> [TASK INPUTS]
◇ ◇ ◇ ◇ ◇

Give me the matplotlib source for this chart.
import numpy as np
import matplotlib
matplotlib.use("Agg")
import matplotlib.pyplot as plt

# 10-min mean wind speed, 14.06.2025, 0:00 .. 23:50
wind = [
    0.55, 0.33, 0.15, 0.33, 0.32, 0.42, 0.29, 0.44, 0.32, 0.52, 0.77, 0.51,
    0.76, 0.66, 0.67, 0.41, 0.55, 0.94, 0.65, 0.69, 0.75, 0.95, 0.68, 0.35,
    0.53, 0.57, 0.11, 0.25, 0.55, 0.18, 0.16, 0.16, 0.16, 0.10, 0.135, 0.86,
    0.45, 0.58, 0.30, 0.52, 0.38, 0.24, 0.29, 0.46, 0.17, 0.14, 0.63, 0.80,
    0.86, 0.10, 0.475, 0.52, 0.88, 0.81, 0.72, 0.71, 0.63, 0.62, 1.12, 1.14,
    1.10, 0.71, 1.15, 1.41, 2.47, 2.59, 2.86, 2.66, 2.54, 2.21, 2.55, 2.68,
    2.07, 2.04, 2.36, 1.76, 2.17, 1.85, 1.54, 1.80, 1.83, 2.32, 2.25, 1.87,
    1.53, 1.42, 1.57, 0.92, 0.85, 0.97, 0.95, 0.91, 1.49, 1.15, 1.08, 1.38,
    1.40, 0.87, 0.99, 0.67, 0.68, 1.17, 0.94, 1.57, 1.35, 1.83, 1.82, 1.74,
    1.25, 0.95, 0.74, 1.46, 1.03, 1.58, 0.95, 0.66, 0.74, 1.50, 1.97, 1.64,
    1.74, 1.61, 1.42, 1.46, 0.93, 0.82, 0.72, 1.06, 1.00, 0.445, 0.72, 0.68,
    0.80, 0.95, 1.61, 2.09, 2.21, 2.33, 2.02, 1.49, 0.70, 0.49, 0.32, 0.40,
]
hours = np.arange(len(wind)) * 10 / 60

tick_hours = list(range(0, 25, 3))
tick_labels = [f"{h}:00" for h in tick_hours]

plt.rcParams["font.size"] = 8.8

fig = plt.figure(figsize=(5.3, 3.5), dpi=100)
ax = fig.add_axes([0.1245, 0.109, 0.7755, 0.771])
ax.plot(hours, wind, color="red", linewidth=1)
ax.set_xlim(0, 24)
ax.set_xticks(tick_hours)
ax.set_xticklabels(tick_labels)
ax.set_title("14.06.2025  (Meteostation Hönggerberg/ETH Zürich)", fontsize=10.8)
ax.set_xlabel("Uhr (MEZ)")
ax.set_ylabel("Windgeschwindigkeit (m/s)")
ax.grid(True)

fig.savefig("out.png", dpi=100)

◇ ◇ ◇ ◇ ◇

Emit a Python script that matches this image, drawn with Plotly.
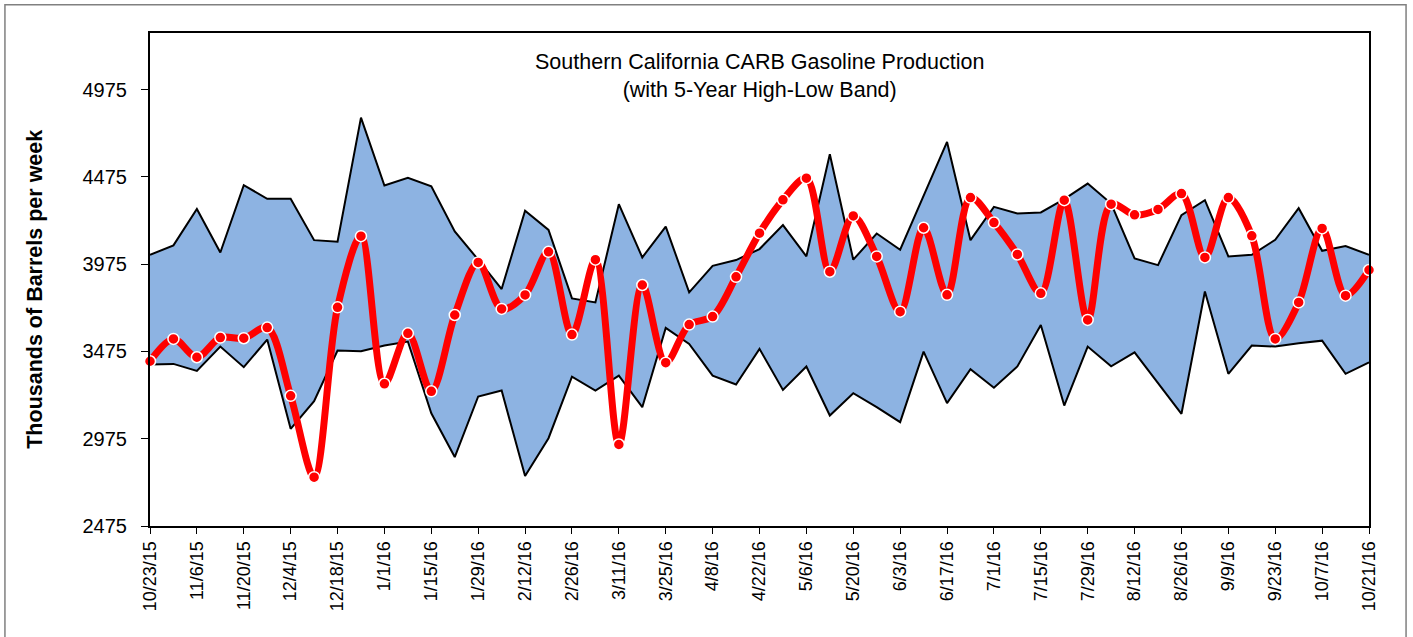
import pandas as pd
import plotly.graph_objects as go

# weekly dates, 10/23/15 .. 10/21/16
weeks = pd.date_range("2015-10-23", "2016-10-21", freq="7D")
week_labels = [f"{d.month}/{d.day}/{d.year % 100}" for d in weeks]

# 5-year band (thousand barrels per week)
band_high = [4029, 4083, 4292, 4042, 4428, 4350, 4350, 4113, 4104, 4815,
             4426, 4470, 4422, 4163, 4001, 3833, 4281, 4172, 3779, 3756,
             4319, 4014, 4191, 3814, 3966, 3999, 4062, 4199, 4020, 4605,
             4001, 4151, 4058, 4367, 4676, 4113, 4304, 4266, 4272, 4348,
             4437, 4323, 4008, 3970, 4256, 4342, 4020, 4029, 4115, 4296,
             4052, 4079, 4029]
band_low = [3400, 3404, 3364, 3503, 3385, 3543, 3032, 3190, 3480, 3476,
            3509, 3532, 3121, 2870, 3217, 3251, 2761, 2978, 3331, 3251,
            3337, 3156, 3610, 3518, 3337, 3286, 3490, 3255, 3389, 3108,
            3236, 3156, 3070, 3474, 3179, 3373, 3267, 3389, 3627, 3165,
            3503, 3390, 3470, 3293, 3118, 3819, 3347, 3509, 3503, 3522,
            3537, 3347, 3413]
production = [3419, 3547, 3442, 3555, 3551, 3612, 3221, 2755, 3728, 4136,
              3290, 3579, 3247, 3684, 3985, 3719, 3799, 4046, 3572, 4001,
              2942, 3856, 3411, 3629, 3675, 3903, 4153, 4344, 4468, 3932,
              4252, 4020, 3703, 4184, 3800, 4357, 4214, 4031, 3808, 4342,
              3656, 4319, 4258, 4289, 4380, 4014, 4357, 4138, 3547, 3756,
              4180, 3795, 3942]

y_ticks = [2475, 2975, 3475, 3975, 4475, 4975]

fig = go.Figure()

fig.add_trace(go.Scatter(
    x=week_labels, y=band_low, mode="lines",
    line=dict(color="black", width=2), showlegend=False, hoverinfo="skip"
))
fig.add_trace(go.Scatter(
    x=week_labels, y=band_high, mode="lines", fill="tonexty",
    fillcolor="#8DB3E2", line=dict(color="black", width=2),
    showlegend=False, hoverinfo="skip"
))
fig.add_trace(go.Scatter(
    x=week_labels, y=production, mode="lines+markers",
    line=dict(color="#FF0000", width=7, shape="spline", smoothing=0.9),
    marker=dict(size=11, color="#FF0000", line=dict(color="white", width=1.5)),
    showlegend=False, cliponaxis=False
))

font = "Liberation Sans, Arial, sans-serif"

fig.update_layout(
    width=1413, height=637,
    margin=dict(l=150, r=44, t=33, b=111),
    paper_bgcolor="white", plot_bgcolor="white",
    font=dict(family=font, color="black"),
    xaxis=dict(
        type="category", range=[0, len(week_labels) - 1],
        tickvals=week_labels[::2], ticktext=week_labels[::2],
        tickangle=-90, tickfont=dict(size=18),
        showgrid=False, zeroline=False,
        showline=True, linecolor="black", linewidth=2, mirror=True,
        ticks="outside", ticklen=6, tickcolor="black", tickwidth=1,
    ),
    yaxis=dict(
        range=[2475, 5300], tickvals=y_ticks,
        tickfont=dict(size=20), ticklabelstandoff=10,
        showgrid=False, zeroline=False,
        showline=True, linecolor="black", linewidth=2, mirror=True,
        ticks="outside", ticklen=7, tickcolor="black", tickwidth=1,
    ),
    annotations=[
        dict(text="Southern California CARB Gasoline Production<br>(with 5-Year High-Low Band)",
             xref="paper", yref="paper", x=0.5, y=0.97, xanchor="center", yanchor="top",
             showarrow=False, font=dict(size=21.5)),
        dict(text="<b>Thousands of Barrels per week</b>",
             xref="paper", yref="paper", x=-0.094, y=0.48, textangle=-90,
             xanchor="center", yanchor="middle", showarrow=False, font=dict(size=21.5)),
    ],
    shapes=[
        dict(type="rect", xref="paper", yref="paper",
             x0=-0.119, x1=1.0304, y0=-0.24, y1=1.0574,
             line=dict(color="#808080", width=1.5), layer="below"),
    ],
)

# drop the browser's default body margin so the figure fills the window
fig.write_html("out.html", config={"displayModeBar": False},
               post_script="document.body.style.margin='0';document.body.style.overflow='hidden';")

◇ ◇ ◇ ◇ ◇

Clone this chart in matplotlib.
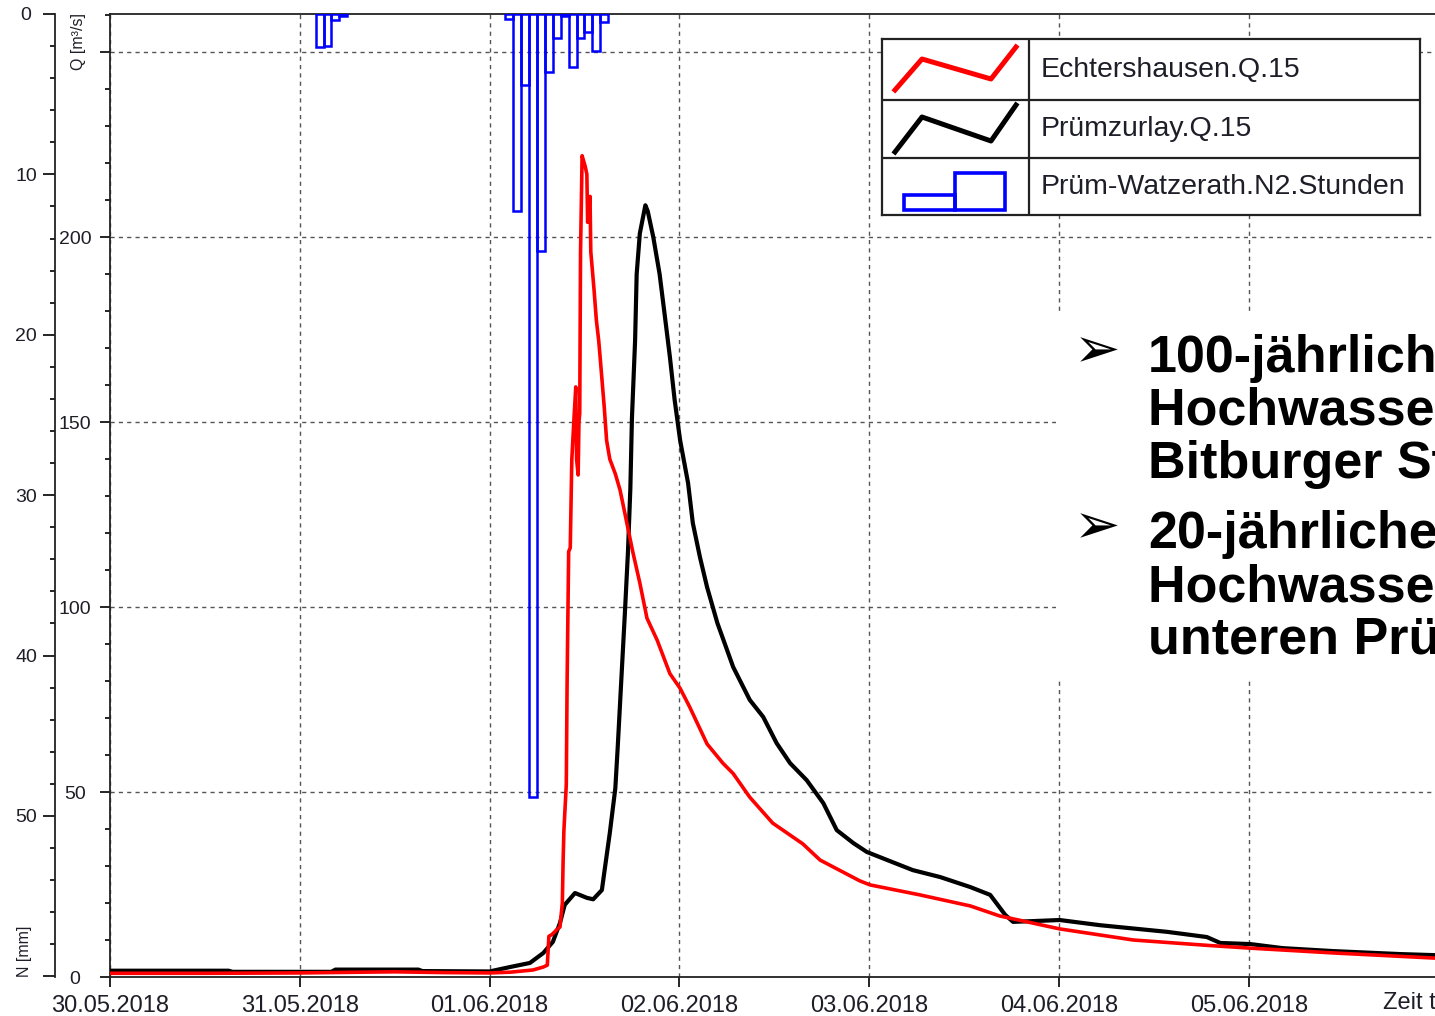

◇ ◇ ◇ ◇ ◇

> [TASK TO COMPLETE] Copy only the lines above from the one containing "Emit a Python" through the one containing "d in weeks]", both included. Leave out the pictures.

> [EXERCISE RESPONSE]
Emit a Python script that matches this image, drawn with Plotly.
import pandas as pd
import plotly.graph_objects as go

# weekly dates, 10/23/15 .. 10/21/16
weeks = pd.date_range("2015-10-23", "2016-10-21", freq="7D")
week_labels = [f"{d.month}/{d.day}/{d.year % 100}" for d in weeks]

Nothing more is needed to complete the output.